The Japanese art of decluttering has been made popular by the wonderful Marie Kondo’s best-selling book, The Life-Changing Magic of Tidying Up. In her book, she goes into great detail about the Japanese art of decluttering and organizing and it truly is an art.
Although, sometimes clutter is unavoidable and hard to fight. I found the Japanese art of decluttering and Kondo’s methods exceptionally helpful because she gets into the psychological basis of these issues. This book has changed so many lives, I love it. So insightful and just plain brilliant!
Here are 5 basics ideas of the book, this just barely touches everything she has in it. It is a must-read.
1. Does the item give you joy?
The principle of Kondo’s method is to analyze if the object itself gives you joy. She says to hold the object in your hand and then simply listen to your feelings about it. Does it give you joy? Does this shirt make me happy? If not, then get rid of it. That shirt hanging in your closet for the past year unworn is clearly not loved.
2. There is a RIGHT Method to Tidying Up
The Japanese art of decluttering your home uses a smart and efficient method to tidy up. But there is a right method to tidying up and a wrong method. Marie goes into these details in her book. Most people fail at decluttering because they use no method at all. We simply throw stuff away and straighten up when we feel like it.
To prevent clutter from coming back in the next few days, you need to tidy in the right order, according to Kondo.
There are only two tasks involved: discarding and deciding where to keep stuff.
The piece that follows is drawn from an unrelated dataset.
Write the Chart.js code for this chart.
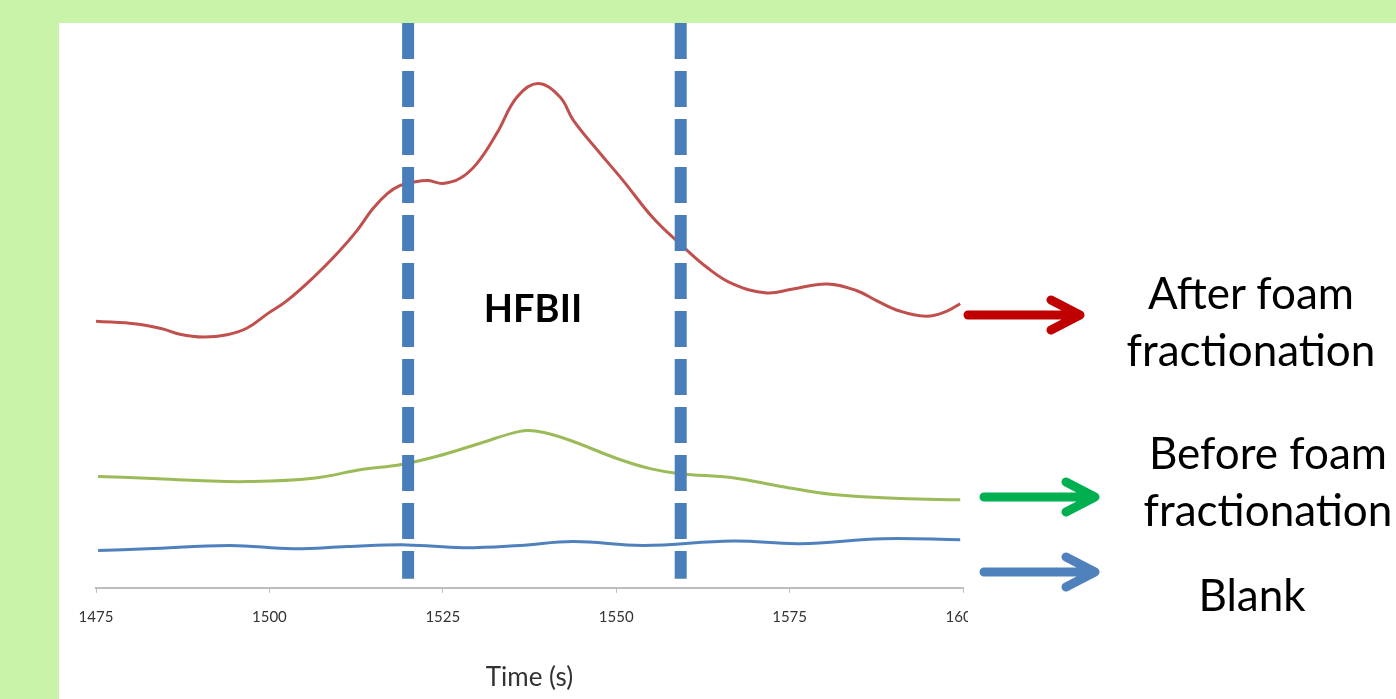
<!DOCTYPE html>
<html>
<head>
<meta charset="utf-8">
<script src="https://cdn.jsdelivr.net/npm/chart.js@4.4.1/dist/chart.umd.min.js"></script>
<style>
    html, body {
        margin: 0;
        padding: 0;
        width: 1396px;
        height: 699px;
        overflow: hidden;
        background: #c8f3a9;
        font-family: Lato, "Open Sans", sans-serif;
    }
    #panel {
        position: absolute;
        left: 59px;
        top: 23px;
        width: 1337px;
        height: 676px;
        background: #ffffff;
    }
    #chartClip {
        position: absolute;
        left: 0;
        top: 0;
        width: 909px;
        height: 676px;
        overflow: hidden;
    }
    #chartBox {
        position: relative;
        width: 940px;
        height: 676px;
    }
    .note {
        position: absolute;
        transform: translateX(-50%);
        white-space: nowrap;
        text-align: center;
        color: #000;
        font-size: 44px;
        line-height: 57px;
    }
    #hfb {
        position: absolute;
        left: 533px;
        top: 288px;
        transform: translateX(-50%);
        font-size: 38px;
        line-height: 38px;
        font-weight: bold;
        color: #000;
    }
    #arrows {
        position: absolute;
        left: 0;
        top: 0;
    }
</style>
</head>
<body>
<div id="panel">
    <div id="chartClip">
        <div id="chartBox"><canvas id="signalChart"></canvas></div>
    </div>
</div>
<div id="hfb">HFBII</div>
<svg id="arrows" width="1396" height="699">
    <g fill="none" stroke-width="9" stroke-linecap="round" stroke-linejoin="round">
        <path d="M968 315 H1076 M1051 300 L1080 315 L1051 330" stroke="#c00000"/>
        <path d="M984 497 H1091 M1066 482 L1095 497 L1066 512" stroke="#00b050"/>
        <path d="M984 572 H1091 M1066 557 L1095 572 L1066 587" stroke="#4f81bd"/>
    </g>
    <rect x="968" y="311" width="6" height="8" fill="#c00000"/>
</svg>
<div class="note" style="left:1251px; top:264px;">After foam<br>fractionation</div>
<div class="note" style="left:1268px; top:424px;">Before foam<br>fractionation</div>
<div class="note" style="left:1252px; top:566px;">Blank</div>

<script>
// time axis (s)
const xMin = 1475;
const xMax = 1600;
const xStep = 25;

// after foam fractionation (red)
const afterTimes = [1475, 1480.9, 1484.7, 1487.1, 1490.4, 1493.9, 1496.8, 1499.7, 1502.5, 1506.3,
    1509.7, 1512.6, 1514.9, 1517.0, 1518.8, 1520.7, 1522.9, 1525.0, 1527.5, 1529.9,
    1532.8, 1535.7, 1538.7, 1541.9, 1543.8, 1547.7, 1551.0, 1555.3, 1559.2, 1563.1,
    1566.8, 1571.7, 1575.5, 1580.4, 1584.7, 1587.6, 1590.9, 1594.8, 1597.7, 1599.6];
const afterSignal = [47.2, 46.7, 45.8, 44.9, 44.4, 44.8, 46.0, 48.5, 50.8, 54.9,
    59.1, 63.2, 67.1, 69.8, 71.2, 71.8, 72.1, 71.6, 72.5, 75.1,
    80.5, 86.9, 89.3, 86.9, 82.8, 76.9, 72.1, 65.5, 60.9, 56.7,
    53.8, 52.2, 52.9, 53.8, 52.6, 50.8, 49.0, 48.1, 49.0, 50.3];

// before foam fractionation (green)
const beforeTimes = [1475.3, 1482.4, 1489.6, 1496.8, 1506.3, 1513.5, 1518.8, 1524.2, 1530.4, 1536.1,
    1538.6, 1542.9, 1550.1, 1554.9, 1559.2, 1566.8, 1574.0, 1581.3, 1590.9, 1599.6];
const beforeSignal = [19.7, 19.4, 19.0, 18.8, 19.4, 21.0, 21.8, 23.3, 25.6, 27.7,
    27.7, 26.3, 22.9, 21.1, 20.2, 19.5, 17.9, 16.5, 15.8, 15.6];

// blank (blue)
const blankTimes = [1475.3, 1482.4, 1494.3, 1503.4, 1511.2, 1519.8, 1527.9, 1536.1, 1543.8, 1553.9,
    1566.8, 1576.5, 1588.5, 1599.6];
const blankSignal = [6.6, 6.9, 7.5, 6.9, 7.3, 7.6, 7.1, 7.5, 8.2, 7.5,
    8.3, 7.8, 8.7, 8.5];

// HFBII window markers
const windowTimes = [1520.0, 1559.3];
const markerTop = 100;
const markerBottom = 1.6;

function toPoints(xs, ys) {
    return xs.map((x, i) => ({ x: x, y: ys[i] }));
}

function curve(label, xs, ys, color) {
    return {
        label: label,
        data: toPoints(xs, ys),
        borderColor: color,
        borderWidth: 3,
        pointRadius: 0,
        tension: 0.4,
        fill: false,
        order: 1,
    };
}

function marker(t) {
    return {
        label: "HFBII window",
        data: [{ x: t, y: markerTop }, { x: t, y: markerBottom }],
        borderColor: "#4a7ebb",
        borderWidth: 12,
        borderDash: [36, 12],
        borderCapStyle: "butt",
        pointRadius: 0,
        tension: 0,
        fill: false,
        clip: false,
        order: 0,
    };
}

Chart.defaults.font.family = "Lato, 'Open Sans', sans-serif";

new Chart(document.getElementById("signalChart"), {
    type: "line",
    data: {
        datasets: [
            curve("After foam fractionation", afterTimes, afterSignal, "#c0504d"),
            curve("Before foam fractionation", beforeTimes, beforeSignal, "#9bbb59"),
            curve("Blank", blankTimes, blankSignal, "#4f81bd"),
            marker(windowTimes[0]),
            marker(windowTimes[1]),
        ],
    },
    options: {
        responsive: true,
        maintainAspectRatio: false,
        animation: false,
        layout: {
            padding: { left: 37, right: 36, top: 0, bottom: 0 },
        },
        plugins: {
            legend: { display: false },
            tooltip: { enabled: false },
        },
        scales: {
            x: {
                type: "linear",
                min: xMin,
                max: xMax,
                grid: {
                    drawOnChartArea: false,
                    drawTicks: true,
                    tickLength: 5,
                    color: "#bdbdbd",
                },
                border: { color: "#bdbdbd", width: 2 },
                ticks: {
                    stepSize: xStep,
                    padding: 15,
                    color: "#333333",
                    font: { size: 15 },
                    maxRotation: 0,
                    callback: value => String(value),
                },
                title: {
                    display: true,
                    text: "Time (s)",
                    color: "#333333",
                    font: { size: 26 },
                    padding: { top: 21, bottom: 6 },
                },
            },
            y: {
                display: false,
                min: 0,
                max: 100,
            },
        },
    },
});
</script>
</body>
</html>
Discarding must come first. “Do not even think of putting your things away until you have finished the process of discarding…In the middle of discarding people start to think of where to put things.” This causes a halt in the actual work of discarding and then you don’t get rid of half as much as you need to.
3. A Little Bit At a Time Will Get You Nowhere
In the life-changing magic of tidying up, one of the core concepts is the fallacy we have that we should declutter a little at a time and over time, your work will be done. Kondo, however, disagrees with this approach and argues it gets you nowhere. The best way to declutter your home and life is to devote an entire day or week or however long to the project, and then do it ALL. Yes, don’t stop or do 10 minutes a day.
4. Arranging Your Clothes to Energize Your Closet
Her secret to energizing your closet is to arrange your clothes so that they rise to the right. This has the effect of making you feel lighter because lines that slope up to the right make people feel more comfortable, she says.
On page 79, Kondo goes into great detail about how exactly to accomplish this.
5. Never Start With Family Mementos
This is a tip I never personally would have thought of myself, but she says that starting your decluttering process with family mementos will bring failure. She argues that people have trouble discarding things they find have functional value, informational value, and emotional value. The process of discarding will go a lot faster if you start with the items that are easier to get rid of such as clothes. Things like photographs are notoriously hard to get rid of. Her preferred order of discarding is clothing first, then books, papers, and lastly mementos.
I hope you’ve learned a little bit from Marie’s book, but like I said, these 5 tips only scratch the surface of her insight and brilliance. Decluttering our lives is something we can all do and is something that has the potential to radically change our day-to-day lives on both a physical and spiritual level.